The Cuban Guerrero was signed last year for four years and $28 million in the wake of countryman Yasiel Puig's stunning success, with management convinced that Guerrero would replace the aging Mark Ellis and be ready to go without Minor League seasoning. Guerrero was a three-time All-Star in Cuba, but he sat out the 2013 season before defecting.
Plan A hasn't worked out to perfection, as a rusty Guerrero has struggled making the defensive conversion. When a winter ball crash course for Guerrero was derailed by hamstring issues, the Dodgers scrambled and signed experienced Minor League free agents Brandon Harris, Chone Figgins, Justin Turner and Miguel Rojas in what has become a full-blown tryout camp with the season rapidly approaching.
Meanwhile, each of the candidates makes appearances in the morning for extra work primarily with Juan Castro, a longtime Major League glove wizard, and Jose Vizcaino, both special assistants for player personnel.
Guerrero turned a perfect pivot on a double play Friday with speedy White Sox runner Adam Eaton coming his way from first base.
Guerrero and Gordon figure to be the preferred choices because they are already on the Major League roster and they're young (27 and 24, respectively). That doesn't mean one or more of the non-roster invitees won't make the club as a starter or utilityman, only that they would require another player coming off the 40-man roster.
The Dodgers have a long list of players who have successfully switched positions, including Jackie Robinson, Steve Garvey, Davey Lopes, Bill Russell, Russell Martin and Kenley Jansen. The last shortstop they turned into a starting second baseman was Alex Cora in 2003, and he teamed with Cesar Izturis for one of the finest defensive tandems in club history.
Castro had a .229 career batting average, but his glove was so good that he appeared in the Major Leagues in 17 different seasons and had three stints with the Dodgers, his original team.
He's happy to explain why there's more to the change Gordon and Guerrero are making than just moving 75 feet to their left.
"For me, the toughest part is making the double play," Castro said. "It took me a whole season to feel comfortable, then I asked to go to Instructional League to get better.

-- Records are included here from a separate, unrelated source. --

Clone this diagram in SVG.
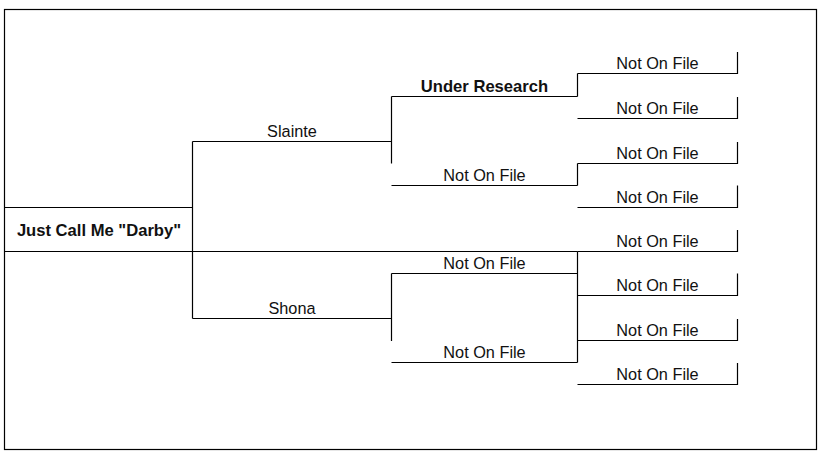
<svg xmlns="http://www.w3.org/2000/svg" width="828" height="454" viewBox="0 0 828 454">
<style>
  .ln { stroke: #000; stroke-width: 1.2; fill: none; }
  .t { font-family: "Liberation Sans", Arial, sans-serif; font-size: 16.3px; fill: #111; text-anchor: middle; }
  .b { font-weight: bold; font-size: 16.6px; }
</style>
<rect x="0" y="0" width="828" height="454" fill="#fff"/>
<rect id="frame" class="ln" x="4.5" y="9.5" width="812" height="440"/>

<g id="connectors">
  <path class="ln" d="M192.5 141.5 V318.5"/>
  <path class="ln" d="M192.5 251.5 H577.5"/>
  <path class="ln" d="M391.5 96.5 V163.5"/>
  <path class="ln" d="M391.5 273.5 V341"/>
  <path class="ln" d="M577.5 73.5 V96.5"/>
  <path class="ln" d="M577.5 163.5 V185.5"/>
  <path class="ln" d="M577.5 251.5 V362.5"/>
</g>

<g id="root">
  <path class="ln" d="M4.5 207.5 H192.5 M4.5 251.5 H192.5"/>
  <text class="t b" x="99" y="236">Just Call Me "Darby"</text>
</g>

<g id="slainte">
  <path class="ln" d="M192.5 141.5 H391.5"/>
  <text class="t" x="292" y="136.5">Slainte</text>
</g>
<g id="shona">
  <path class="ln" d="M192.5 318.5 H391.5"/>
  <text class="t" x="292" y="313.5">Shona</text>
</g>

<g id="under-research">
  <path class="ln" d="M391.5 96.5 H577.5"/>
  <text class="t b" x="484.5" y="91.7">Under Research</text>
</g>
<g id="gp2">
  <path class="ln" d="M391.5 185.5 H577.5"/>
  <text class="t" x="484.5" y="181">Not On File</text>
</g>
<g id="gp3">
  <path class="ln" d="M391.5 273.5 H577.5"/>
  <text class="t" x="484.5" y="269">Not On File</text>
</g>
<g id="gp4">
  <path class="ln" d="M391.5 362.5 H577.5"/>
  <text class="t" x="484.5" y="358">Not On File</text>
</g>

<g id="ggp1">
  <path class="ln" d="M577.5 73.5 H737.5 V52"/>
  <text class="t" x="657.5" y="69.3">Not On File</text>
</g>
<g id="ggp2">
  <path class="ln" d="M577.5 118.5 H737.5 V97"/>
  <text class="t" x="657.5" y="114.2">Not On File</text>
</g>
<g id="ggp3">
  <path class="ln" d="M577.5 163.5 H737.5 V142"/>
  <text class="t" x="657.5" y="159">Not On File</text>
</g>
<g id="ggp4">
  <path class="ln" d="M577.5 207.5 H737.5 V185.5"/>
  <text class="t" x="657.5" y="203">Not On File</text>
</g>
<g id="ggp5">
  <path class="ln" d="M577.5 251.5 H737.5 V230"/>
  <text class="t" x="657.5" y="247">Not On File</text>
</g>
<g id="ggp6">
  <path class="ln" d="M577.5 295.5 H737.5 V273.5"/>
  <text class="t" x="657.5" y="291">Not On File</text>
</g>
<g id="ggp7">
  <path class="ln" d="M577.5 340.5 H737.5 V319"/>
  <text class="t" x="657.5" y="336">Not On File</text>
</g>
<g id="ggp8">
  <path class="ln" d="M577.5 384.5 H737.5 V363"/>
  <text class="t" x="657.5" y="380">Not On File</text>
</g>
</svg>
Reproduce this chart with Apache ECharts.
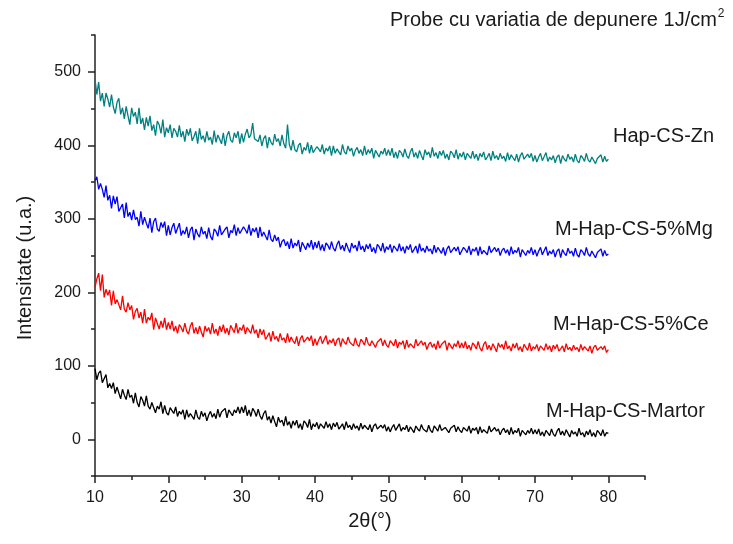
<!DOCTYPE html>
<html>
<head>
<meta charset="utf-8">
<script src="https://cdn.jsdelivr.net/npm/echarts@6/dist/echarts.min.js"></script>
<style>
  html, body { margin: 0; padding: 0; background: #fff; }
  #chart { width: 733px; height: 544px; }
</style>
</head>
<body>
<div id="chart"></div>
<script>
  // 2θ grid of the scans: 10° .. 80°, step 0.25°
  const thetaStart = 10
  const thetaStep = 0.25

  const xTickLabels = [10, 20, 30, 40, 50, 60, 70, 80]
  const xMinorTicks = [15, 25, 35, 45, 55, 65, 75, 85]
  const yTickLabels = [0, 100, 200, 300, 400, 500]
  const yMinorTicks = [-50, 50, 150, 250, 350, 450, 550]
  const seriesNames = ['Hap-CS-Zn', 'M-Hap-CS-5%Mg', 'M-Hap-CS-5%Ce', 'M-Hap-CS-Martor']

  // intensities, one row per 10°
  const hapZn = [
    490, 469, 486, 460, 471, 453, 471, 463, 452, 469, 452, 443, 458, 464, 442, 451, 436, 453, 440, 428,
    451, 439, 445, 429, 451, 429, 437, 421, 438, 426, 440, 420, 428, 413, 433, 428, 416, 435, 411, 424,
    417, 428, 410, 423, 419, 411, 427, 411, 419, 405, 422, 413, 423, 406, 412, 419, 402, 423, 408, 413,
    404, 419, 407, 411, 401, 420, 404, 414, 408, 402, 417, 399, 413, 419, 407, 404, 417, 410, 419, 402,
    416, 404, 415, 422, 410, 414, 430, 409, 411, 405, 414, 399, 409, 413, 396, 411, 404, 400, 415, 405,
    409, 399, 414, 402, 396, 428, 401, 393, 407, 394, 391, 400, 403, 388, 397, 393, 404, 389, 400, 390,
    388, 398, 395, 391, 401, 388, 396, 392, 399, 386, 399, 389, 395, 396, 387, 401, 391, 388, 399, 392,
    396, 385, 393, 397, 389, 394, 386, 399, 387, 394, 389, 396, 382, 393, 394, 384, 392, 388, 396, 386,
    394, 386, 396, 383, 391, 382, 393, 390, 384, 395, 386, 382, 391, 396, 384, 390, 382, 393, 386, 380,
    394, 387, 391, 383, 397, 385, 390, 382, 392, 386, 393, 382, 388, 380, 392, 389, 383, 394, 381, 389,
    384, 391, 380, 389, 387, 382, 392, 382, 388, 379, 389, 384, 391, 380, 384, 389, 379, 392, 382, 386,
    380, 389, 382, 385, 378, 390, 380, 387, 383, 379, 388, 377, 386, 390, 381, 380, 388, 383, 389, 378,
    386, 377, 384, 389, 379, 381, 390, 378, 384, 380, 386, 376, 384, 387, 375, 386, 381, 378, 388, 381,
    384, 377, 388, 379, 376, 386, 383, 378, 389, 380, 377, 384, 386, 375, 382, 380, 387, 377, 385, 378,
    381
  ]
  const hapMg = [
    352, 357, 340, 348, 340, 329, 345, 325, 332, 314, 331, 320, 330, 310, 315, 320, 301, 322, 303, 309,
    298, 312, 299, 302, 290, 310, 292, 302, 294, 287, 301, 281, 296, 301, 286, 283, 295, 288, 296, 277,
    291, 278, 288, 294, 280, 282, 294, 277, 284, 279, 289, 274, 285, 289, 271, 286, 279, 275, 289, 279,
    283, 273, 288, 276, 271, 286, 283, 276, 291, 278, 276, 286, 289, 274, 284, 281, 292, 277, 288, 280,
    278, 289, 285, 280, 292, 277, 287, 282, 288, 274, 289, 276, 282, 283, 271, 285, 272, 269, 278, 270,
    275, 261, 269, 272, 263, 269, 259, 273, 260, 267, 263, 271, 255, 268, 269, 258, 267, 261, 271, 258,
    268, 260, 270, 257, 265, 256, 267, 264, 258, 269, 260, 256, 265, 270, 258, 264, 256, 267, 260, 254,
    267, 260, 264, 256, 270, 258, 263, 255, 265, 259, 266, 255, 261, 253, 265, 262, 256, 267, 254, 262,
    258, 265, 254, 263, 261, 256, 266, 256, 262, 253, 263, 258, 265, 254, 258, 263, 253, 266, 256, 260,
    254, 263, 256, 259, 252, 264, 254, 261, 257, 253, 261, 250, 259, 263, 254, 253, 261, 256, 262, 251,
    252, 261, 258, 254, 263, 251, 259, 256, 261, 250, 262, 252, 257, 259, 251, 263, 254, 252, 261, 255,
    260, 250, 257, 260, 253, 258, 250, 262, 252, 257, 254, 261, 248, 258, 259, 250, 257, 253, 261, 251,
    258, 249, 256, 261, 251, 253, 262, 250, 256, 252, 258, 248, 256, 259, 247, 258, 253, 250, 260, 253,
    256, 249, 260, 251, 248, 258, 255, 250, 261, 252, 249, 256, 258, 247, 254, 252, 259, 249, 257, 250,
    252
  ]
  const hapCe = [
    207, 218, 226, 202, 224, 193, 204, 196, 203, 182, 202, 184, 190, 191, 176, 195, 177, 173, 186, 176,
    182, 163, 174, 178, 165, 173, 158, 177, 158, 166, 162, 172, 149, 165, 165, 150, 161, 152, 165, 149,
    159, 150, 161, 147, 154, 144, 156, 152, 146, 158, 147, 143, 154, 159, 144, 152, 143, 154, 146, 139,
    154, 147, 152, 143, 158, 144, 150, 141, 154, 146, 156, 144, 151, 142, 155, 153, 145, 158, 144, 152,
    148, 156, 143, 152, 150, 144, 156, 144, 149, 138, 150, 142, 149, 136, 140, 145, 133, 147, 136, 140,
    133, 144, 135, 138, 131, 144, 132, 139, 134, 130, 140, 127, 137, 141, 132, 130, 139, 134, 141, 127,
    137, 128, 135, 140, 130, 132, 141, 129, 135, 131, 137, 127, 135, 138, 126, 137, 132, 129, 139, 132,
    134, 127, 138, 129, 126, 136, 133, 128, 139, 130, 127, 134, 136, 125, 132, 130, 137, 127, 135, 128,
    125, 134, 131, 127, 136, 124, 132, 129, 134, 123, 135, 125, 130, 132, 124, 136, 127, 125, 134, 128,
    132, 122, 129, 132, 125, 130, 122, 134, 124, 129, 127, 134, 121, 131, 132, 123, 130, 126, 134, 124,
    131, 124, 133, 123, 128, 121, 131, 128, 123, 133, 124, 120, 129, 133, 122, 128, 121, 130, 125, 119,
    131, 125, 129, 122, 134, 123, 127, 120, 130, 124, 131, 121, 126, 119, 129, 127, 121, 131, 120, 126,
    123, 129, 120, 127, 126, 121, 130, 122, 127, 119, 128, 123, 129, 120, 123, 127, 119, 130, 122, 125,
    120, 128, 122, 125, 119, 129, 121, 126, 123, 120, 127, 117, 125, 128, 121, 119, 126, 122, 127, 118,
    122
  ]
  const hapMartor = [
    96, 81, 90, 93, 77, 77, 88, 70, 76, 69, 77, 62, 71, 73, 55, 68, 60, 54, 68, 57,
    60, 49, 63, 50, 44, 58, 53, 45, 59, 45, 41, 50, 52, 36, 45, 41, 51, 35, 46, 36,
    33, 43, 39, 35, 44, 31, 38, 34, 40, 27, 40, 30, 35, 36, 27, 40, 30, 27, 38, 31,
    36, 25, 33, 38, 30, 35, 28, 41, 30, 37, 35, 42, 29, 40, 41, 32, 40, 36, 44, 35,
    44, 36, 46, 32, 40, 31, 42, 38, 31, 41, 32, 27, 35, 39, 26, 31, 22, 32, 24, 17,
    30, 23, 26, 18, 31, 19, 24, 15, 25, 19, 26, 15, 21, 13, 25, 22, 16, 27, 13, 21,
    17, 23, 14, 21, 20, 15, 24, 16, 21, 13, 22, 17, 23, 14, 17, 21, 13, 24, 16, 19,
    13, 21, 15, 18, 12, 22, 14, 19, 16, 13, 20, 10, 18, 21, 14, 12, 19, 15, 20, 11,
    17, 10, 16, 20, 12, 13, 21, 11, 16, 13, 19, 10, 17, 19, 9, 18, 14, 11, 20, 14,
    16, 10, 19, 12, 9, 18, 15, 11, 20, 12, 10, 16, 18, 9, 15, 13, 19, 10, 17, 12,
    9, 16, 14, 11, 18, 8, 15, 12, 16, 7, 17, 9, 13, 14, 8, 18, 10, 8, 16, 11,
    14, 6, 12, 15, 9, 13, 6, 16, 7, 12, 9, 15, 4, 12, 13, 6, 12, 8, 15, 7,
    13, 7, 14, 5, 10, 4, 12, 10, 5, 14, 7, 4, 11, 15, 6, 11, 5, 13, 8, 3,
    12, 7, 10, 4, 15, 6, 9, 3, 11, 6, 13, 4, 9, 3, 12, 9, 5, 13, 4, 9,
    8
  ]

  const font = '"Liberation Sans", Arial, sans-serif'
  const textColor = '#1a1a1a'

  const toPoints = arr => arr.map((v, i) => [thetaStart + i * thetaStep, v])

  const chart = echarts.init(document.getElementById('chart'))

  const lineSeries = (name, arr, color) => ({
    name: name,
    type: 'line',
    data: toPoints(arr),
    showSymbol: false,
    symbol: 'none',
    lineStyle: { color: color, width: 1.3 },
    itemStyle: { color: color },
    animation: false,
    silent: true
  })

  const axisLine = { show: true, onZero: false, lineStyle: { color: '#222', width: 1.5 } }
  const tickStyle = { color: '#222', width: 1.5 }

  const option = {
    backgroundColor: '#fff',
    animation: false,
    grid: { left: 95, right: 88, top: 35, bottom: 68 },
    xAxis: [
      {
        type: 'value',
        min: 10,
        max: 85,
        interval: 10,
        axisLine: axisLine,
        splitLine: { show: false },
        axisTick: { show: true, customValues: xTickLabels, length: 7, lineStyle: tickStyle },
        axisLabel: { customValues: xTickLabels, color: textColor, fontSize: 16, fontFamily: font, margin: 14 }
      },
      {
        type: 'value',
        min: 10,
        max: 85,
        position: 'bottom',
        axisLine: { show: false, onZero: false },
        splitLine: { show: false },
        axisTick: { show: true, customValues: xMinorTicks, length: 4, lineStyle: tickStyle },
        axisLabel: { show: false }
      }
    ],
    yAxis: [
      {
        type: 'value',
        min: -50,
        max: 550,
        position: 'left',
        axisLine: axisLine,
        splitLine: { show: false },
        axisTick: { show: true, customValues: yTickLabels, length: 7, lineStyle: tickStyle },
        axisLabel: { customValues: yTickLabels, color: textColor, fontSize: 16, fontFamily: font, margin: 14 }
      },
      {
        type: 'value',
        min: -50,
        max: 550,
        position: 'left',
        axisLine: { show: false, onZero: false },
        splitLine: { show: false },
        axisTick: { show: true, customValues: yMinorTicks, length: 4, lineStyle: tickStyle },
        axisLabel: { show: false }
      }
    ],
    series: [
      lineSeries(seriesNames[0], hapZn, '#008080'),
      lineSeries(seriesNames[1], hapMg, '#0000ff'),
      lineSeries(seriesNames[2], hapCe, '#ff0000'),
      lineSeries(seriesNames[3], hapMartor, '#000000')
    ],
    graphic: [
      {
        type: 'text', x: 390, y: 20,
        style: {
          text: '{a|Probe cu variatia de depunere 1J/cm}{s|2}',
          fill: textColor,
          verticalAlign: 'middle',
          rich: {
            a: { fontSize: 20, fontFamily: font, fill: textColor },
            s: { fontSize: 12, fontFamily: font, fill: textColor, verticalAlign: 'top', padding: [0, 0, 12, 1] }
          }
        }
      },
      { type: 'text', x: 613, y: 136, style: { text: seriesNames[0], fontSize: 20, fontFamily: font, fill: textColor, verticalAlign: 'middle' } },
      { type: 'text', x: 555, y: 229, style: { text: seriesNames[1], fontSize: 20, fontFamily: font, fill: textColor, verticalAlign: 'middle' } },
      { type: 'text', x: 553, y: 324, style: { text: seriesNames[2], fontSize: 20, fontFamily: font, fill: textColor, verticalAlign: 'middle' } },
      { type: 'text', x: 546, y: 411, style: { text: seriesNames[3], fontSize: 20, fontFamily: font, fill: textColor, verticalAlign: 'middle' } },
      {
        type: 'text', x: 25, y: 268, rotation: Math.PI / 2,
        style: { text: 'Intensitate (u.a.)', fontSize: 20, fontFamily: font, fill: textColor, align: 'center', verticalAlign: 'middle' }
      },
      {
        type: 'text', x: 370, y: 521,
        style: { text: '2θ(°)', fontSize: 20, fontFamily: font, fill: textColor, align: 'center', verticalAlign: 'middle' }
      }
    ]
  }

  chart.setOption(option)
</script>
</body>
</html>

"The double play is harder, because the shortstop has everything in front of him. He can see the runner. The second baseman has his back to the runner and doesn't know where he's at, where he's sliding, if he's going to get hit."
Castro said players are instructed on their positioning to take a throw, turn the pivot and get out of the way of the runner. But it's too dangerous to practice getting taken out by an opponent trying to break you in half from behind. That only happens in the games, and there's no way to know how a player reacts until it does.
Gordon appears the more athletic of the two, and he has added some muscle, while Guerrero has the broader body and an uppercut swing that will be tested by Major League pitching and Dodger Stadium's dimensions. Guerrero hasn't displayed the smooth actions common for shortstops, especially in the lower body.
Although Guerrero played seven seasons in Cuba, those seasons are roughly half as long as a Major League campaign. He's played 547 games compared to 678 professional games for Gordon.
"For Guerrero, the toughest thing has been the switch of angles and throwing on the double play," said Castro.
"Dee is better around the bag, he just has to get accustomed to throwing from different angles depending on where he catches the feed. You don't have time to throw over the top, you have to flip from three-quarters."
Manager Don Mattingly said he will try to play Guerrero in every Spring Training game, using him as a designated hitter when he isn't in the field. The crash course continues, but the Dodgers need a starting second baseman for the trip to Australia in three weeks.
When general manager Ned Colletti keeps saying that Guerrero "needs to play," it sounds a lot like it will be in Albuquerque and not Australia.
"I know there's a lot for Guerrero right now," said Castro. "He's never played the position, he's learning English, learning how to play the game at this level on the big stage. And people don't realize the difference in the speed of the game up here. Everything is faster."